Dr. Olmstead is inspired by those patients who really need that extra care of attention.

In Parkhill, a big focus of his is on getting more patients into the clinic and prioritizing those in the greatest need of care. Being a new-in-practice physician with the opportunity to take on new patients, ensure high-needs patients are getting adequate care is an on-going challenge.

“Despite practicing outside the city, I still do the work in London with PRISMA because it is tailored to those who are also really vulnerable, and in need of regular primary care physicians,” said Dr. Olmstead.

Being fairly new at practice, Dr. Olmstead recognizes it’s a challenge to do the things you want to do, and everyone knows needs to be done, in different areas of medicine. There are always competing demands from a patient care prospective, a teaching prospective, and a research prospective. However, he is finding balance and the time to teach.

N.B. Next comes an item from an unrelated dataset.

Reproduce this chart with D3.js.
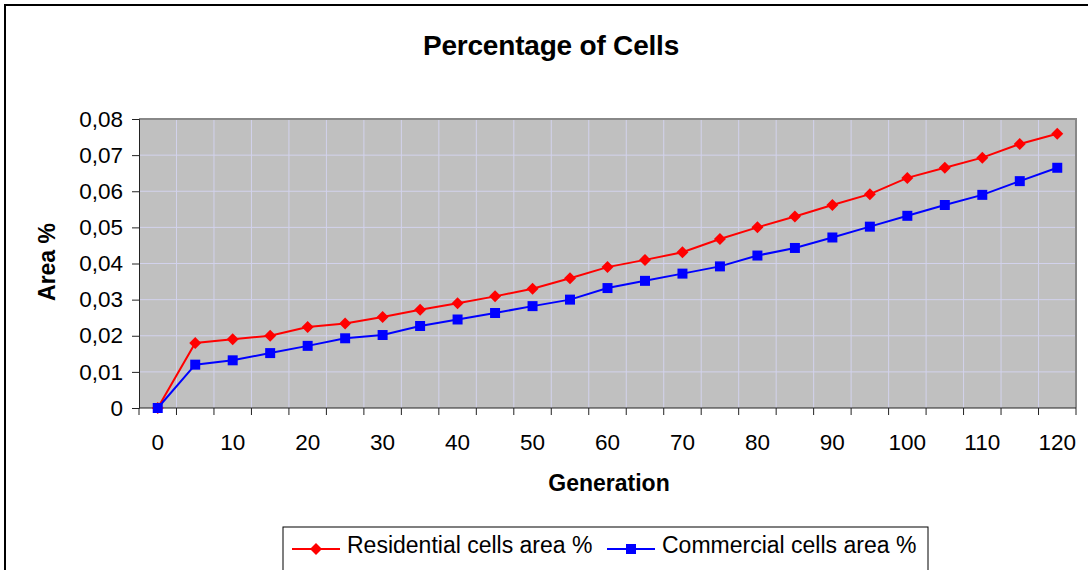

“Teaching has always been something I’ve been involved and interested in doing as part of my practice,” said Dr. Olmstead.

His involvement in mentoring students and clinical teaching ultimately led Dr. Olmstead to the plus one program in academic family medicine, which focuses on both teaching and research in family medicine.

“Teaching is a big part of the program, and a key driver,” said Dr. Olmstead.

He began supervising learners during his plus one year at Byron Family Medical Centre, but then halfway through his training the pandemic hit, and everything changed.

“We had to pivot and learn to teach with different modalities,” said Dr. Olmstead.

Since starting his own practice, Dr. Olmstead has been involved with teaching medical students in various capacities, and he appreciates the challenges that come with that.

“Didactic teaching, such as the teaching I do through the year 1 foundations course, is a different challenge to clinical teaching with medical students or residents,” said Dr. Olmstead. “It requires so much more prep work to do effectively and reliably.”

Dr. Olmstead sees his clinic in Parkhill as an excellent training spot for learners. It’s a spacious clinic and the work environment includes a well-rounded group of support staff. And while it offers a true rural experience, it is commutable from London.

“In our area, we’re eager for learners,” said Dr. Olmstead. “I would love to get more learners and/or researchers out and involved in Parkhill to experience the unique challenges we have, and to work through those challenges.”

A big part of those challenges is access to primary care.

“If I don’t take on a patient without a family doctor, they probably won’t have a doctor,” said Dr. Olmstead. “In many cases, it’s me or no one.”

Dr. Olmstead and his colleagues are committed to trying to make sure access is as good as possible. The clinic has recently taken on a Nurse Practitioner who is taking on more patients in the area. He recognizes there is a limitation on the number of providers available, and the goal is to use them efficiently. “Being able to bring learners through both PRISMA and the hospital in Strathroy when on rotation with me helps exemplify the importance of primary care access. At PRISMA in particular, we see patients who otherwise would have no regular primary care, and who often have had no primary care for quite some time. In Strathroy, it is quite clear the challenges faced when our patients do not have an accessible primary care provider. The options for safe management are significantly broader when we have a community family physician or nurse practitioner to rely upon at discharge.”

“Our community is inclusive and supportive of each other,” said Dr. Olmstead. “I know primary care providers nearby who are also working hard to cover the demand in the area while stretched thin themselves. It has been a constant challenge.”

Although he is an early practice clinician, Dr. Olmstead says there’s nothing quite like the experience of having a student come through expressing an interest in family medicine, and then having them match to a program and succeed in their career path.

“I’m quite proud of the learners that have come through and what they do after, in residency and beyond.”

Dr. Olmstead enjoys spending what free time he gets with his young family, including his two daughters, 2.5 and 5, gardening, reading and playing soccer.